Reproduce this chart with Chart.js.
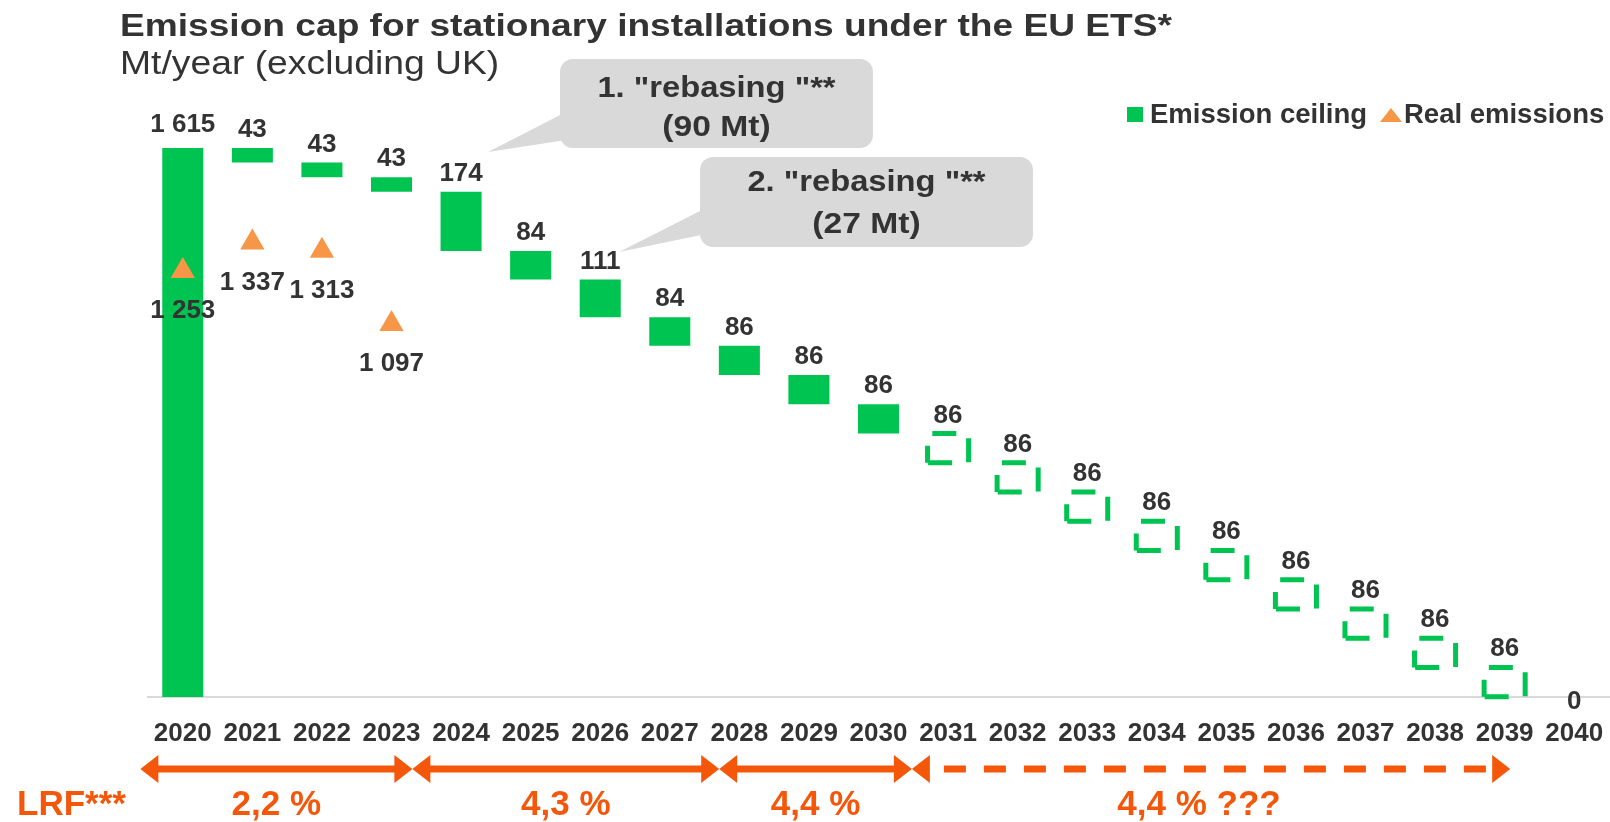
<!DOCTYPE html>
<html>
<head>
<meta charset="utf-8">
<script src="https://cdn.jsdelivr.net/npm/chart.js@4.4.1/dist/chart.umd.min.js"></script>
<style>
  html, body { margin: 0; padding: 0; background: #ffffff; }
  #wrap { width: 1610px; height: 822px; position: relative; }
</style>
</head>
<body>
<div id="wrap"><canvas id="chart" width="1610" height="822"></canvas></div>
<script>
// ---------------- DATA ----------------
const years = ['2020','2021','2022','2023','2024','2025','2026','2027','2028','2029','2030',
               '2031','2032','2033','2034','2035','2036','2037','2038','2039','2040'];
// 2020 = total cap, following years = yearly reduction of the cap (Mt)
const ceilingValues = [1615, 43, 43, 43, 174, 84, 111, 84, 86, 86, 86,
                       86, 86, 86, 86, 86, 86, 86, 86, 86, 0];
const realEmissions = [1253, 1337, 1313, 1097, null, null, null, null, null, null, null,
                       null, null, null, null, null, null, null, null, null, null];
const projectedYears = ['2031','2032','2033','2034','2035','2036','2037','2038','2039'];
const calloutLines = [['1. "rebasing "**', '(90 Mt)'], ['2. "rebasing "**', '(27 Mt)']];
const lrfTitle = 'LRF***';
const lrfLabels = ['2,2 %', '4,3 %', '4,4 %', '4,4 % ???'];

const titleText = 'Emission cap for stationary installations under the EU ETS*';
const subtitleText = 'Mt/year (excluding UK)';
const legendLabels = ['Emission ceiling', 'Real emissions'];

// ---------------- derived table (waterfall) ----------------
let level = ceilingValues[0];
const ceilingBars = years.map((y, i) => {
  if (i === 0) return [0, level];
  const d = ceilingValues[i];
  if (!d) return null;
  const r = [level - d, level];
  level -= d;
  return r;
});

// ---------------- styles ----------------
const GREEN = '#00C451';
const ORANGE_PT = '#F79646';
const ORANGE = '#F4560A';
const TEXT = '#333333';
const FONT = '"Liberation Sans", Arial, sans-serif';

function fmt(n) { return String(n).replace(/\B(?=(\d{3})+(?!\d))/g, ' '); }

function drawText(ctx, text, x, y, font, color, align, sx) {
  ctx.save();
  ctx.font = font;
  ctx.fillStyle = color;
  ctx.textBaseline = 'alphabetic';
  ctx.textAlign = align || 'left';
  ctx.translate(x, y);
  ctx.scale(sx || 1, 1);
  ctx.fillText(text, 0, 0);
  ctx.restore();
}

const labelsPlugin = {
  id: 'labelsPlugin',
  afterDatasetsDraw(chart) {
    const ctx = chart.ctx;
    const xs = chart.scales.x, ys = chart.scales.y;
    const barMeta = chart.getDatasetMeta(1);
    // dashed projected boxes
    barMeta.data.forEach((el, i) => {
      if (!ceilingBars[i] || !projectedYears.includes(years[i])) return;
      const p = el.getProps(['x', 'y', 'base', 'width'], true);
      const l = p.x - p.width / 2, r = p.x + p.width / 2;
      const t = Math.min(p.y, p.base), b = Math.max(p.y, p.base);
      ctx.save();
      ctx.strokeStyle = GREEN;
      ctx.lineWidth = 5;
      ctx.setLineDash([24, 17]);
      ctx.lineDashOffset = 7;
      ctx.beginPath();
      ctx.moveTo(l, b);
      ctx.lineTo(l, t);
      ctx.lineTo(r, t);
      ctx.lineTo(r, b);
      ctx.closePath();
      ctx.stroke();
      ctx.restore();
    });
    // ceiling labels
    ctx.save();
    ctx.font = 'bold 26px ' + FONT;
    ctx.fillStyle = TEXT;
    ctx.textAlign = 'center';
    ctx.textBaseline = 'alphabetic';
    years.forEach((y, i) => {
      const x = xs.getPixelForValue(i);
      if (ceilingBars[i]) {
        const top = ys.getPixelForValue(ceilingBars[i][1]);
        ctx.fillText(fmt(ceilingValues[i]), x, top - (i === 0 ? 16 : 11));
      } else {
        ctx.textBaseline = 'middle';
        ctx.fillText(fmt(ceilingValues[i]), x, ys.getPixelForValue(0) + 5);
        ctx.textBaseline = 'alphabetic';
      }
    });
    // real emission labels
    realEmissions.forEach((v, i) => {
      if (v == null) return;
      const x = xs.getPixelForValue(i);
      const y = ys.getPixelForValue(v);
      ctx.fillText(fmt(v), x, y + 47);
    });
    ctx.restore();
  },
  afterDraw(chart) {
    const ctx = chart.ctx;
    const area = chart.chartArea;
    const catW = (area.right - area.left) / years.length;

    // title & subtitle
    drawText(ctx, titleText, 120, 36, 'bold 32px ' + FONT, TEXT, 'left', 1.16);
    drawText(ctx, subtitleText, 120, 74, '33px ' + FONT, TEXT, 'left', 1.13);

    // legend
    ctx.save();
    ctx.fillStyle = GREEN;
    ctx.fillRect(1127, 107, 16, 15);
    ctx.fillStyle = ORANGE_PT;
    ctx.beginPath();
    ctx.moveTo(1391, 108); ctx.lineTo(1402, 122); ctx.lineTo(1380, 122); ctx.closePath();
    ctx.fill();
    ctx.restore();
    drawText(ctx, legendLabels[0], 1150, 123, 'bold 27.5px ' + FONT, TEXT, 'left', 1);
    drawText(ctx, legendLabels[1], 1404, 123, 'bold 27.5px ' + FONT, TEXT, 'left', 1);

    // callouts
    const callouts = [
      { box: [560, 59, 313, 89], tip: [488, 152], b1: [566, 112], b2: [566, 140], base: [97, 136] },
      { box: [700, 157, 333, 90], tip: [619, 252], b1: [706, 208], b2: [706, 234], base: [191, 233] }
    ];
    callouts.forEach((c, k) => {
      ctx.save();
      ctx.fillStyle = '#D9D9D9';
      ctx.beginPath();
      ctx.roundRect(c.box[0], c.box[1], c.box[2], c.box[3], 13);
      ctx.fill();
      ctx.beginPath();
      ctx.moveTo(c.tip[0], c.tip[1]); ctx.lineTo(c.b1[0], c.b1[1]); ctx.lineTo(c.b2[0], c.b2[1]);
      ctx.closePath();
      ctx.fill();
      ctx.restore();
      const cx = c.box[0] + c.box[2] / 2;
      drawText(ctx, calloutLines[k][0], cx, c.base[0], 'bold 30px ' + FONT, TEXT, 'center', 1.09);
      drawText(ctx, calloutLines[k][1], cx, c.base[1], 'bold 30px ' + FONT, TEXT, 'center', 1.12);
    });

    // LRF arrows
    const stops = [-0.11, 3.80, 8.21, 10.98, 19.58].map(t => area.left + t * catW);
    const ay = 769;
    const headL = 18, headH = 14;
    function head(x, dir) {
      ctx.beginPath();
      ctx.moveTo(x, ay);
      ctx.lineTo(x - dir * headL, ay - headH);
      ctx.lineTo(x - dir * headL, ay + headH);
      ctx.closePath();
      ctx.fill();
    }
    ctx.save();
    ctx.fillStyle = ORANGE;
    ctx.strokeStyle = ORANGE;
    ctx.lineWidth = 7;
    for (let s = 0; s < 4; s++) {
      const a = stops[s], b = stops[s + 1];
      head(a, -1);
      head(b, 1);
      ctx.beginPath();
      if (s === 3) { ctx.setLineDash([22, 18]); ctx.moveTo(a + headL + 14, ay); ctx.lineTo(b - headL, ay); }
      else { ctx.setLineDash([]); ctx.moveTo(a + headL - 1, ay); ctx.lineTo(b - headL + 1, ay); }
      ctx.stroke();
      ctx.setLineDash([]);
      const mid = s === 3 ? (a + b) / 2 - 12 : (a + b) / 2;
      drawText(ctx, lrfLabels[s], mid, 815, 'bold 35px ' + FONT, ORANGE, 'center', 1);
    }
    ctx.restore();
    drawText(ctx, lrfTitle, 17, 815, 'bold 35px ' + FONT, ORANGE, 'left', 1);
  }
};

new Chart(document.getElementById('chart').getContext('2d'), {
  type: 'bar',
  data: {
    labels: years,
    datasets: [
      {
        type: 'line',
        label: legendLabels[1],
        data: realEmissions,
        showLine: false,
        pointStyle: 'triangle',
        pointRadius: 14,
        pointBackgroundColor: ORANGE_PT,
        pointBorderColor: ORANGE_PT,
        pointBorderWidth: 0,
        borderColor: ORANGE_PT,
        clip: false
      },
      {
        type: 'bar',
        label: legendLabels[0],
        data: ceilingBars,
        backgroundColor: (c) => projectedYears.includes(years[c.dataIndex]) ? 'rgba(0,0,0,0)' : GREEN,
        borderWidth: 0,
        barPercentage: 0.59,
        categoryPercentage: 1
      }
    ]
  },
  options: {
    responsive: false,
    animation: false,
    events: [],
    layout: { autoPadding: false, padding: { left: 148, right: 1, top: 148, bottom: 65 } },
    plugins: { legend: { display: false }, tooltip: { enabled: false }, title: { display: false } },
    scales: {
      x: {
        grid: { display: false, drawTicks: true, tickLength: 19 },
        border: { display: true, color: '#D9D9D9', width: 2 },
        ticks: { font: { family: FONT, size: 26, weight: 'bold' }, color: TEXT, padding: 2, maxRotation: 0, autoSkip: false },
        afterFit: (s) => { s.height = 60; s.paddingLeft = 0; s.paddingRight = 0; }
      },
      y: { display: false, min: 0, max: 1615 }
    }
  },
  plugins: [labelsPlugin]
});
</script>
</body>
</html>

####################

**TO BE DONE**
From the first line of the material down to the line containing "const legendLabels = ['Emission", inclusive, return each line exactly, skipping any picture.

**WRITTEN RESPONSE**
Reproduce this chart with Chart.js.
<!DOCTYPE html>
<html>
<head>
<meta charset="utf-8">
<script src="https://cdn.jsdelivr.net/npm/chart.js@4.4.1/dist/chart.umd.min.js"></script>
<style>
  html, body { margin: 0; padding: 0; background: #ffffff; }
  #wrap { width: 1610px; height: 822px; position: relative; }
</style>
</head>
<body>
<div id="wrap"><canvas id="chart" width="1610" height="822"></canvas></div>
<script>
// ---------------- DATA ----------------
const years = ['2020','2021','2022','2023','2024','2025','2026','2027','2028','2029','2030',
               '2031','2032','2033','2034','2035','2036','2037','2038','2039','2040'];
// 2020 = total cap, following years = yearly reduction of the cap (Mt)
const ceilingValues = [1615, 43, 43, 43, 174, 84, 111, 84, 86, 86, 86,
                       86, 86, 86, 86, 86, 86, 86, 86, 86, 0];
const realEmissions = [1253, 1337, 1313, 1097, null, null, null, null, null, null, null,
                       null, null, null, null, null, null, null, null, null, null];
const projectedYears = ['2031','2032','2033','2034','2035','2036','2037','2038','2039'];
const calloutLines = [['1. "rebasing "**', '(90 Mt)'], ['2. "rebasing "**', '(27 Mt)']];
const lrfTitle = 'LRF***';
const lrfLabels = ['2,2 %', '4,3 %', '4,4 %', '4,4 % ???'];

const titleText = 'Emission cap for stationary installations under the EU ETS*';
const subtitleText = 'Mt/year (excluding UK)';
const legendLabels = ['Emission ceiling', 'Real emissions'];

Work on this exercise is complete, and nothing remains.